A half century down the road, the tiny remnant left within this heterosexist, male-entitled boys' club of a church are going to look back with tremendous embarrassment at what their parents decided to make of the Catholic church in the late 20th and early 21st century.  Meanwhile, if we want to catch a glimpse of ourselves as we really are, if we want to see precisely what the next generation of Catholics will have strong reason to be ashamed of, we need to take a good look at this video and these comments, and see what the mirror shows us.

And just as I'm deeply ashamed at what we've chosen to make of ourselves at this point in history, I'm also deeply sorry for the pain Father Corapi is obviously walking through.  The video is gut-wrenching to watch.  I plain feel sorry for this man and I wish him all the happiness in the world, on the other side of his current trials.  (Just as I wish a fair hearing for anyone who has a bona fide cause for a hearing in connection to him . . . .)

And may I vent just a little more?  As the Corapi discussion continues to take place among American Catholics, I'm growing more than a little weary of the insistence of some of the intellectual mavens of American Catholicism that they had never heard of Father Corapi prior to the latest controversy.  I'm growing more than a little tired of the insinuation that discussing this story is intellectual slumming, and that the real issues that ought to concern American Catholics right now exist in some more ethereal, intellectually rarefied sphere.

I've seen these claims and insinuations recently at the America "In All Things" blog site, as some centrist Catholics log in to say that they're surprised by the recent controversy, since Corapi hasn't been on their radar screen at all before now.  And yet I am absolutely certain that I read at least one thread at this blog site in the past year discussing Corapi prior to the recent fraying of his ministry and reputation.  I specifically recall contributors to the thread noting how impressed they were by Corapi, how much they admired his manner and speaking voice.

I haven't been able to find that thread again by googling.  If any reader of these postings remembers the thread or is able to locate it, I'd be very interested in reading it again, to see if my memory is correct.
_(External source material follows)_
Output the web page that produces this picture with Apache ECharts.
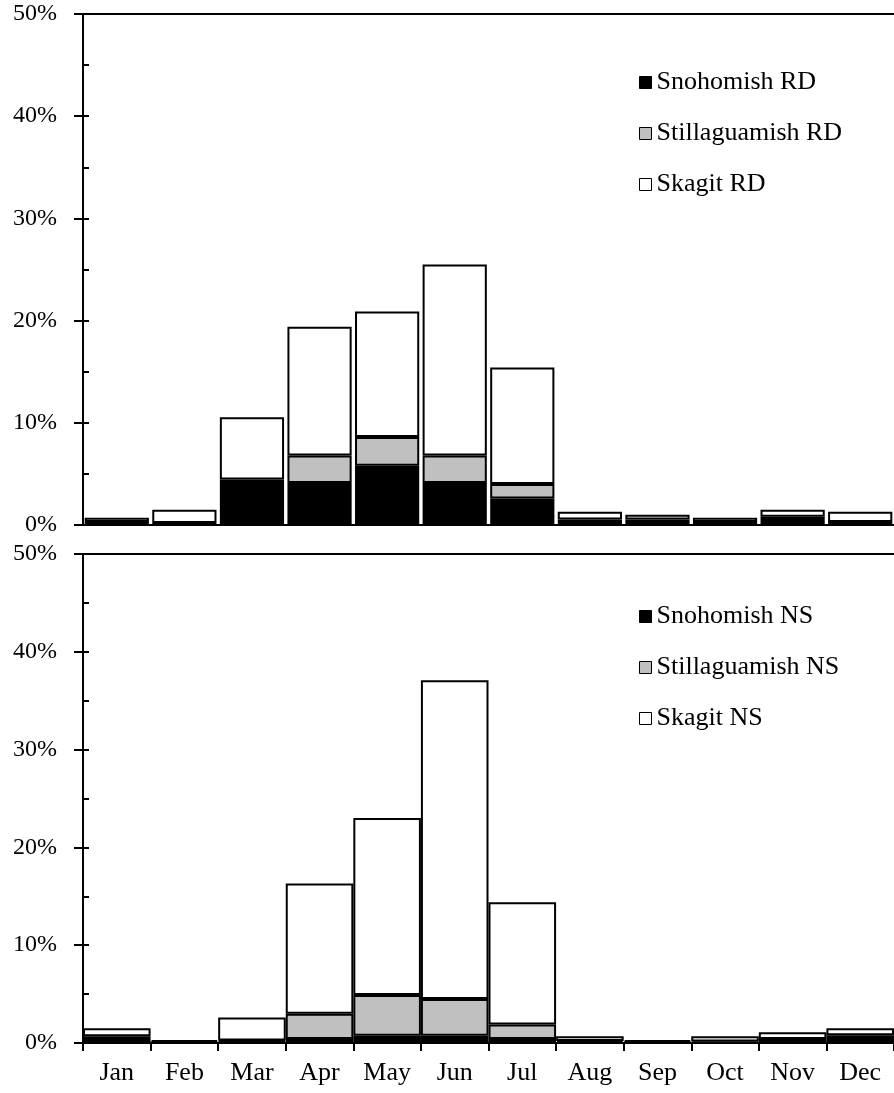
<!DOCTYPE html>
<html>
<head>
<meta charset="utf-8">
<script src="https://cdn.jsdelivr.net/npm/echarts@6/dist/echarts.min.js"></script>
<style>
  html, body { margin: 0; padding: 0; background: #fff; }
  #chart { width: 894px; height: 1093px; }
</style>
</head>
<body>
<div id="chart"></div>
<script>
// month categories
var months = ['Jan', 'Feb', 'Mar', 'Apr', 'May', 'Jun', 'Jul', 'Aug', 'Sep', 'Oct', 'Nov', 'Dec'];

// top panel (RD), percent
var rdSnohomish     = [0.3, 0.2, 4.1, 4.1, 5.8, 4.1, 2.6, 0.55, 0.55, 0.3, 0.8, 0.3];
var rdStillaguamish = [0, 0, 0.35, 2.7, 2.8, 2.7, 1.4, 0, 0, 0, 0, 0];
var rdSkagit        = [0.4, 1.3, 6.1, 12.6, 12.3, 18.7, 11.4, 0.75, 0.45, 0.4, 0.7, 1.0];

// bottom panel (NS), percent
var nsSnohomish     = [0.4, 0.1, 0.15, 0.4, 0.75, 0.75, 0.4, 0.2, 0.1, 0.15, 0.4, 0.5];
var nsStillaguamish = [0.3, 0, 0.1, 2.6, 4.15, 3.75, 1.5, 0, 0, 0, 0, 0.3];
var nsSkagit        = [0.8, 0.2, 2.35, 13.3, 18.1, 32.6, 12.5, 0.5, 0.2, 0.55, 0.7, 0.7];

var fontFam = '"Liberation Serif", "DejaVu Serif", serif';
var colors = { snoh: '#000000', still: '#c0c0c0', skagit: '#ffffff' };

function xAxes(grid, showLabels) {
	return [
		{
			type: 'category', gridIndex: grid, position: 'bottom', data: months,
			axisLine: { show: true, onZero: false, lineStyle: { color: '#000', width: 2 } },
			axisTick: { show: showLabels, length: 8, lineStyle: { color: '#000', width: 2 } },
			axisLabel: { show: showLabels, margin: 17, color: '#000', fontFamily: fontFam, fontSize: 26 },
			splitLine: { show: false }
		},
		{
			// top border line
			type: 'category', gridIndex: grid, position: 'top', data: months,
			axisLine: { show: true, onZero: false, lineStyle: { color: '#000', width: 2 } },
			axisTick: { show: false },
			axisLabel: { show: false }
		}
	];
}

function yAxes(grid) {
	return [
		{
			type: 'value', gridIndex: grid, position: 'left', min: 0, max: 50, interval: 10,
			axisLine: { show: true, lineStyle: { color: '#000', width: 2 } },
			axisTick: { show: true, length: 9, lineStyle: { color: '#000', width: 2 } },
			axisLabel: { margin: 26, formatter: '{value}%', color: '#000', fontFamily: fontFam, fontSize: 24 },
			splitLine: { show: false }
		},
		{
			// inside ticks every 5%
			type: 'value', gridIndex: grid, position: 'left', min: 0, max: 50, interval: 5,
			axisLine: { show: false },
			axisTick: { show: true, inside: true, length: 6, lineStyle: { color: '#000', width: 2 } },
			axisLabel: { show: false },
			splitLine: { show: false }
		}
	];
}

function bars(name, data, color, grid, gap) {
	return {
		name: name, type: 'bar', stack: 'g' + grid,
		// empty segments are not drawn
		data: data.map(function (v) { return v === 0 ? null : v; }),
		xAxisIndex: grid * 2, yAxisIndex: grid * 2,
		barCategoryGap: gap,
		itemStyle: { color: color, borderColor: '#000', borderWidth: 2 },
		emphasis: { disabled: true },
		animation: false
	};
}

function legend(names, top) {
	return {
		orient: 'vertical', left: 634, top: top,
		data: names, icon: 'rect', itemWidth: 12, itemHeight: 12, itemGap: 24,
		itemStyle: { borderColor: '#000', borderWidth: 1 },
		textStyle: { color: '#000', fontFamily: fontFam, fontSize: 26, lineHeight: 27 },
		selectedMode: false
	};
}

var chart = echarts.init(document.getElementById('chart'));
chart.setOption({
	backgroundColor: '#fff',
	animation: false,
	grid: [
		{ left: 83, right: 0, top: 14, height: 511 },
		{ left: 83, right: 0, top: 554, height: 489 }
	],
	legend: [
		legend(['Snohomish RD', 'Stillaguamish RD', 'Skagit RD'], 64),
		legend(['Snohomish NS', 'Stillaguamish NS', 'Skagit NS'], 598)
	],
	xAxis: xAxes(0, false).concat(xAxes(1, true)),
	yAxis: yAxes(0).concat(yAxes(1)),
	series: [
		bars('Snohomish RD', rdSnohomish, colors.snoh, 0, '5%'),
		bars('Stillaguamish RD', rdStillaguamish, colors.still, 0, '5%'),
		bars('Skagit RD', rdSkagit, colors.skagit, 0, '5%'),
		bars('Snohomish NS', nsSnohomish, colors.snoh, 1, '0%'),
		bars('Stillaguamish NS', nsStillaguamish, colors.still, 1, '0%'),
		bars('Skagit NS', nsSkagit, colors.skagit, 1, '0%')
	]
});
</script>
</body>
</html>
How people--how Catholics of the intellectual center of American Catholicism--imagine they can talk about what it means to be church at this point in history, and about the future of American Catholicism, while disdaining to take any notice of a wildly popular priest with a huge television presence is beyond me.  Would these same brother and sister Catholics have tried to talk about what American Catholicism meant in the 1930s while pretending Charles Coughlin didn't exist?